§ **WHAT THE TASK ASKS**:
Only the lines between the line holding "Write a web" and the line holding "8.56, 8.57, 6.16];", both of those included, should be copied exactly; drop the pictures.

Plotting code records
──────────────────────────────
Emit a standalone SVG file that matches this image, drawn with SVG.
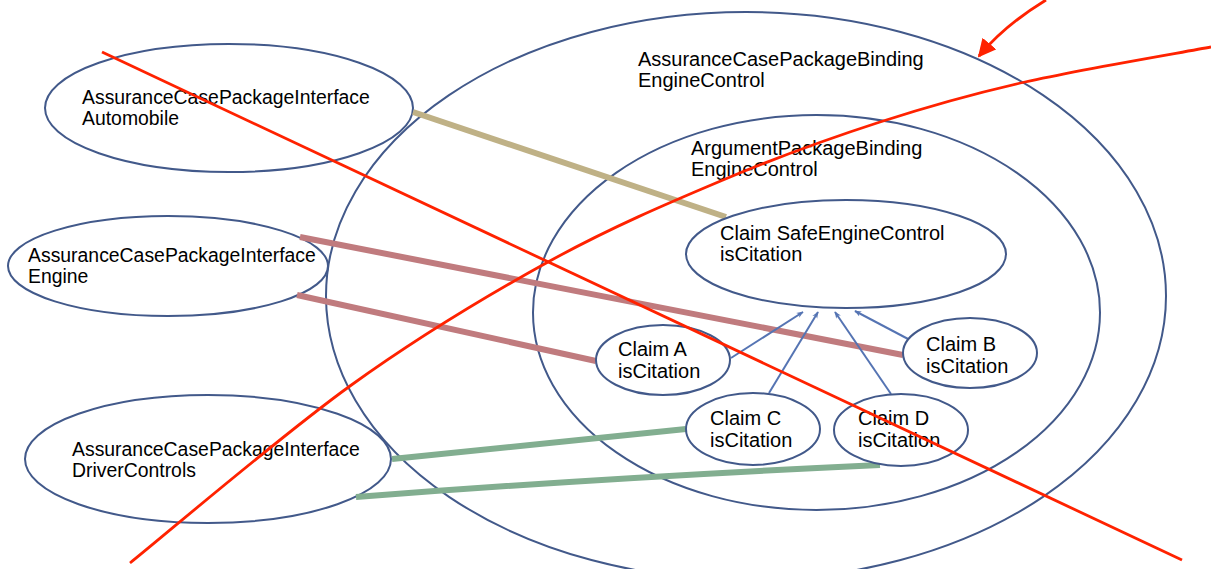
<svg xmlns="http://www.w3.org/2000/svg" width="1211" height="569" viewBox="0 0 1211 569">
<style>
.n{fill:#fff;stroke:#42598a;stroke-width:2}
.c{fill:none;stroke:#42598a;stroke-width:2}
text{font-family:"Liberation Sans",Arial,sans-serif;fill:#000}
.t1{font-size:19.4px}
.t2{font-size:20px}
.t3{font-size:20px}
.tan{stroke:#bfb186;stroke-width:6;fill:none}
.rose{stroke:#c07b7e;stroke-width:6;fill:none}
.grn{stroke:#82ae90;stroke-width:6;fill:none}
.ar{stroke:#5574b3;stroke-width:2;fill:none;marker-end:url(#ah)}
.red{stroke:#ff2200;stroke-width:2.8;fill:none}
</style>
<defs>
<marker id="ah" viewBox="0 0 10 10" refX="9" refY="5" markerWidth="7" markerHeight="7" orient="auto" markerUnits="userSpaceOnUse">
<path d="M0,1 L10,5 L0,9 L3,5 Z" fill="#5574b3"/>
</marker>
<marker id="rah" viewBox="0 0 10 10" refX="9" refY="5" markerWidth="18" markerHeight="18" orient="auto" markerUnits="userSpaceOnUse">
<path d="M0,0 L10,5 L0,10 Z" fill="#ff2200"/>
</marker>
</defs>
<rect width="1211" height="569" fill="#fff"/>
<g id="binding">
<ellipse class="c" cx="746" cy="296" rx="420" ry="284"/>
<text class="t2" x="638" y="66">AssuranceCasePackageBinding</text>
<text class="t2" x="638" y="87">EngineControl</text>
</g>
<g id="argument">
<ellipse class="c" cx="816.5" cy="312.5" rx="283.5" ry="197.5"/>
<text class="t2" x="691" y="155">ArgumentPackageBinding</text>
<text class="t2" x="691" y="176">EngineControl</text>
</g>
<g id="automobile">
<ellipse class="n" cx="229" cy="108" rx="184" ry="64"/>
<text class="t1" x="82" y="104">AssuranceCasePackageInterface</text>
<text class="t1" x="82" y="125">Automobile</text>
</g>
<g id="engine">
<ellipse class="n" cx="168" cy="266" rx="160" ry="50"/>
<text class="t1" x="28" y="262">AssuranceCasePackageInterface</text>
<text class="t1" x="28" y="283">Engine</text>
</g>
<g id="driver">
<ellipse class="n" cx="208" cy="459" rx="183" ry="64"/>
<text class="t1" x="72" y="456">AssuranceCasePackageInterface</text>
<text class="t1" x="72" y="477">DriverControls</text>
</g>
<g id="connectors">
<path class="tan" d="M413,112 L726,217"/>
<path class="rose" d="M300,237 L903,355"/>
<path class="rose" d="M297,295 L596,361"/>
<path class="grn" d="M392,459 L686,429"/>
<path class="grn" d="M356,497 Q600,478 880,465"/>
<path class="ar" d="M731,358 L803,312"/>
<path class="ar" d="M769,393 L818,312"/>
<path class="ar" d="M891,394 L835,312"/>
<path class="ar" d="M910,340 L855,311"/>
</g>
<g id="safe">
<ellipse class="n" cx="846" cy="254" rx="160" ry="54"/>
<text class="t3" x="720" y="240">Claim SafeEngineControl</text>
<text class="t3" x="720" y="261">isCitation</text>
</g>
<g id="claimA">
<ellipse class="n" cx="663" cy="360" rx="67" ry="35"/>
<text class="t3" x="618" y="356">Claim A</text>
<text class="t3" x="618" y="378">isCitation</text>
</g>
<g id="claimB">
<ellipse class="n" cx="970" cy="353" rx="67" ry="35"/>
<text class="t3" x="926" y="351">Claim B</text>
<text class="t3" x="926" y="373">isCitation</text>
</g>
<g id="claimC">
<ellipse class="n" cx="753" cy="429" rx="67" ry="36"/>
<text class="t3" x="710" y="425">Claim C</text>
<text class="t3" x="710" y="447">isCitation</text>
</g>
<g id="claimD">
<ellipse class="n" cx="901" cy="430" rx="67" ry="36"/>
<text class="t3" x="858" y="425">Claim D</text>
<text class="t3" x="858" y="447">isCitation</text>
</g>
<g id="redmarks">
<path class="red" d="M102,52 L1182,560"/>
<path class="red" d="M130,563 C166.7,533.5 280.3,436.2 350,386 C419.7,335.8 485.8,296.3 548,262 C610.2,227.7 667.7,203.3 723,180 C778.3,156.7 829.7,138.3 880,122 C930.3,105.7 969.8,94.5 1025,82 C1080.2,69.5 1180,52.8 1211,47"/>
<path class="red" d="M1046,0 Q1005,25 979,56" marker-end="url(#rah)"/>
</g>
</svg>
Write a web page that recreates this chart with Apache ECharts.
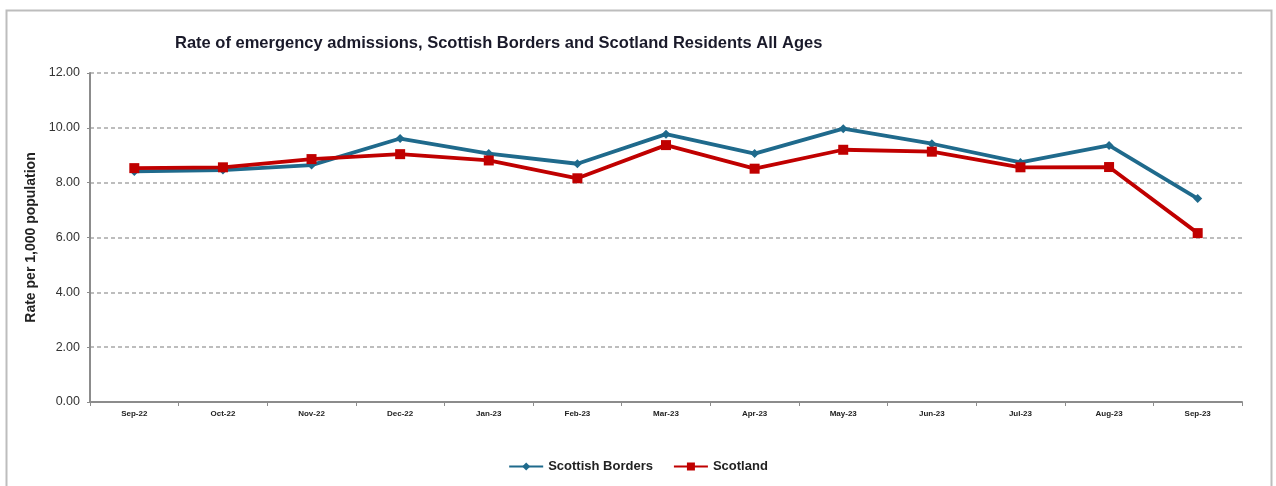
<!DOCTYPE html>
<html>
<head>
<meta charset="utf-8">
<script src="https://cdn.jsdelivr.net/npm/echarts@6/dist/echarts.min.js"></script>
<style>
  html, body { margin: 0; padding: 0; background: #fff; }
  #chart { width: 1276px; height: 486px; }
</style>
</head>
<body>
<div id="chart"></div>
<script>
const months = ['Sep-22', 'Oct-22', 'Nov-22', 'Dec-22', 'Jan-23', 'Feb-23', 'Mar-23',
                'Apr-23', 'May-23', 'Jun-23', 'Jul-23', 'Aug-23', 'Sep-23'];
const bordersRate = [8.41, 8.46, 8.64, 9.61, 9.06, 8.69, 9.77, 9.06, 9.97, 9.42, 8.74, 9.36, 7.42];
const scotlandRate = [8.53, 8.56, 8.86, 9.04, 8.81, 8.16, 9.37, 8.51, 9.20, 9.13, 8.56, 8.57, 6.16];

const blue = '#1f6a8c';
const red = '#c00000';
const font = '"Liberation Sans", Arial, sans-serif';

const chart = echarts.init(document.getElementById('chart'), null, { renderer: 'canvas' });
chart.setOption({
  backgroundColor: '#ffffff',
  animation: false,
  graphic: [{
    type: 'rect',
    shape: { x: 6.5, y: 10.5, width: 1265, height: 500 },
    style: { fill: 'none', stroke: '#bdbdbd', lineWidth: 2 },
    silent: true
  }],
  title: {
    text: 'Rate of emergency admissions, Scottish Borders and Scotland Residents All Ages',
    left: 170,
    top: 30,
    textStyle: { fontFamily: font, fontSize: 16.5, fontWeight: 'bold', color: '#1a1a2a' }
  },
  legend: {
    bottom: 8,
    left: 'center',
    itemGap: 20,
    itemWidth: 34,
    itemHeight: 10,
    textStyle: { fontFamily: font, fontSize: 13, fontWeight: 'bold', color: '#222' },
    data: ['Scottish Borders', 'Scotland']
  },
  grid: { left: 90, right: 34, top: 73, bottom: 84 },
  xAxis: {
    type: 'category',
    data: months,
    boundaryGap: true,
    axisLine: { lineStyle: { color: '#8c8c8c', width: 2 } },
    axisTick: { show: true, length: 4, lineStyle: { color: '#8c8c8c' } },
    axisLabel: { fontFamily: font, fontSize: 8, fontWeight: 'bold', color: '#222', margin: 8 }
  },
  yAxis: {
    type: 'value',
    min: 0,
    max: 12,
    interval: 2,
    name: 'Rate per 1,000 population',
    nameLocation: 'middle',
    nameGap: 50,
    nameTextStyle: { fontFamily: font, fontSize: 14, fontWeight: 'bold', color: '#222' },
    axisLine: { show: true, lineStyle: { color: '#8c8c8c', width: 2 } },
    axisTick: { show: true, length: 3, lineStyle: { color: '#8c8c8c' } },
    axisLabel: {
      fontFamily: font, fontSize: 12.5, color: '#333', margin: 10,
      formatter: v => v.toFixed(2)
    },
    splitLine: { lineStyle: { color: '#a8a8a8', type: [4, 3], width: 1.5 } }
  },
  series: [
    {
      name: 'Scottish Borders',
      type: 'line',
      data: bordersRate,
      symbol: 'diamond',
      symbolSize: 9,
      color: blue,
      lineStyle: { width: 3.8, color: blue },
      itemStyle: { color: blue }
    },
    {
      name: 'Scotland',
      type: 'line',
      data: scotlandRate,
      symbol: 'rect',
      symbolSize: 10,
      color: red,
      lineStyle: { width: 3.8, color: red },
      itemStyle: { color: red }
    }
  ]
});
</script>
</body>
</html>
──────────────────────────────
§ **TASK RESULT**:
Write a web page that recreates this chart with Apache ECharts.
<!DOCTYPE html>
<html>
<head>
<meta charset="utf-8">
<script src="https://cdn.jsdelivr.net/npm/echarts@6/dist/echarts.min.js"></script>
<style>
  html, body { margin: 0; padding: 0; background: #fff; }
  #chart { width: 1276px; height: 486px; }
</style>
</head>
<body>
<div id="chart"></div>
<script>
const months = ['Sep-22', 'Oct-22', 'Nov-22', 'Dec-22', 'Jan-23', 'Feb-23', 'Mar-23',
                'Apr-23', 'May-23', 'Jun-23', 'Jul-23', 'Aug-23', 'Sep-23'];
const bordersRate = [8.41, 8.46, 8.64, 9.61, 9.06, 8.69, 9.77, 9.06, 9.97, 9.42, 8.74, 9.36, 7.42];
const scotlandRate = [8.53, 8.56, 8.86, 9.04, 8.81, 8.16, 9.37, 8.51, 9.20, 9.13, 8.56, 8.57, 6.16];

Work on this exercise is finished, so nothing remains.